→ PROBLEM DETAILS
Reproduce nothing but the lines from the start of the material through the line that includes "Chart.register(...registerables);", both ends included, and omit every picture.

→ RECORDED INFORMATION

=======

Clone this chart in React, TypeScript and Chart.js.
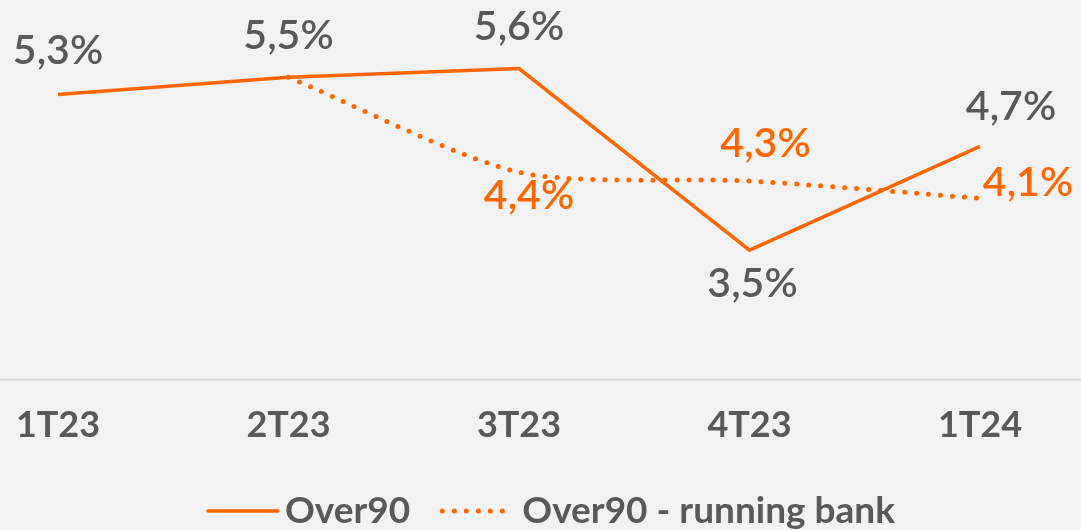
import React, { useEffect, useRef } from "react";
import { Chart, registerables } from "chart.js";

Chart.register(...registerables);

const categories = ["1T23", "2T23", "3T23", "4T23", "1T24"];
const over90 = [5.3, 5.5, 5.6, 3.5, 4.7];
const over90RunningBank = [null, 5.5, 4.4, 4.3, 4.1];
const seriesNames = ["Over90", "Over90 - running bank"];
// which labels to show for each series
const showLabels = [
  [true, true, true, true, true],
  [false, false, true, true, true],
];
// label offsets (styling, px from point to text centre)
const labelOffsets = [
  [[0, -44], [0, -41], [0, -42], [3, 34], [31, -40]],
  [[0, 0], [0, 0], [10, 23], [16, -37], [48, -15]],
];

const ORANGE = "#FF6600";
const GRAY = "#595959";
const BG = "#F2F2F2";
const LABEL_FONT = "600 41px Lato";

const fmt = (v: number) => v.toFixed(1).replace(".", ",") + "%";

const bgPlugin = {
  id: "bg",
  beforeDraw(chart: any) {
    const { ctx, width, height } = chart;
    ctx.save();
    ctx.fillStyle = BG;
    ctx.fillRect(0, 0, width, height);
    ctx.restore();
  },
  beforeDatasetsDraw(chart: any) {
    const { ctx, width } = chart;
    const y = chart.scales.y.getPixelForValue(2);
    ctx.save();
    ctx.strokeStyle = "#D9D9D9";
    ctx.lineWidth = 2;
    ctx.beginPath();
    ctx.moveTo(0, y);
    ctx.lineTo(width, y);
    ctx.stroke();
    ctx.restore();
  },
};

const labelPlugin = {
  id: "valueLabels",
  afterDatasetsDraw(chart: any) {
    const { ctx } = chart;
    ctx.save();
    ctx.font = LABEL_FONT;
    ctx.textAlign = "center";
    ctx.textBaseline = "middle";
    chart.data.datasets.forEach((ds: any, di: number) => {
      const meta = chart.getDatasetMeta(di);
      ctx.fillStyle = di === 0 ? GRAY : ORANGE;
      meta.data.forEach((pt: any, i: number) => {
        const v = ds.data[i];
        if (v == null || !showLabels[di][i]) return;
        const [dx, dy] = labelOffsets[di][i];
        ctx.fillText(fmt(v), pt.x + dx, pt.y + dy);
      });
    });
    ctx.restore();
  },
};

const legendPlugin = {
  id: "customLegend",
  afterDraw(chart: any) {
    const { ctx } = chart;
    ctx.save();
    ctx.font = "bold 37px Lato";
    ctx.textBaseline = "middle";
    ctx.textAlign = "left";
    const y = 511;
    let x = 208;
    const dashes = [[], [0, 12]];
    const widths = [3.5, 5];
    seriesNames.forEach((name, i) => {
      ctx.strokeStyle = ORANGE;
      ctx.lineWidth = widths[i];
      ctx.lineCap = "round";
      ctx.setLineDash(dashes[i]);
      ctx.beginPath();
      ctx.moveTo(x, y);
      ctx.lineTo(x + 70, y);
      ctx.stroke();
      ctx.setLineDash([]);
      x += 70 + (i === 0 ? 7 : 10);
      ctx.fillStyle = GRAY;
      ctx.fillText(name, x, y);
      x += ctx.measureText(name).width + 32;
    });
    ctx.restore();
  },
};

export default function App() {
  const ref = useRef<HTMLCanvasElement>(null);
  useEffect(() => {
    let chart: any = null;
    let cancelled = false;
    const make = () => {
      if (cancelled || !ref.current) return;
      chart = new Chart(ref.current, {
        type: "line",
        data: {
          labels: categories,
          datasets: [
            {
              label: seriesNames[0],
              data: over90,
              borderColor: ORANGE,
              backgroundColor: ORANGE,
              borderWidth: 3.5,
              pointRadius: 0,
              tension: 0,
            },
            {
              label: seriesNames[1],
              data: over90RunningBank,
              borderColor: ORANGE,
              backgroundColor: ORANGE,
              borderWidth: 5,
              borderDash: [0, 12],
              borderCapStyle: "round",
              pointRadius: 0,
              tension: 0.25,
              spanGaps: false,
            },
          ],
        },
        options: {
          responsive: false,
          animation: false,
          layout: { padding: { left: 58, right: 101, top: 34, bottom: 59 } },
          plugins: { legend: { display: false }, tooltip: { enabled: false } },
          scales: {
            x: {
              grid: { display: false, drawTicks: false },
              border: { display: false },
              ticks: {
                color: GRAY,
                font: { family: "Lato", size: 36, weight: "bold" },
                padding: 24,
                maxRotation: 0,
              },
              afterFit: (scale: any) => {
                scale.paddingLeft = 0;
                scale.paddingRight = 0;
              },
            },
            y: { display: false, min: 2, max: 6 },
          },
        },
        plugins: [bgPlugin, labelPlugin, legendPlugin],
      } as any);
    };
    const fontsReady = (document as any).fonts
      ? Promise.all([
          (document as any).fonts.load("bold 37px Lato"),
          (document as any).fonts.load(LABEL_FONT),
        ]).catch(() => null)
      : Promise.resolve(null);
    fontsReady.then(make);
    return () => {
      cancelled = true;
      if (chart) chart.destroy();
    };
  }, []);
  return (
    <div style={{ position: "fixed", left: 0, top: 0, width: 1081, height: 530, background: BG }}>
      <canvas ref={ref} width={1081} height={530} />
    </div>
  );
}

=======

→ OUTPUT FOR THIS TASK
Clone this chart in React, TypeScript and Chart.js.
import React, { useEffect, useRef } from "react";
import { Chart, registerables } from "chart.js";

Chart.register(...registerables);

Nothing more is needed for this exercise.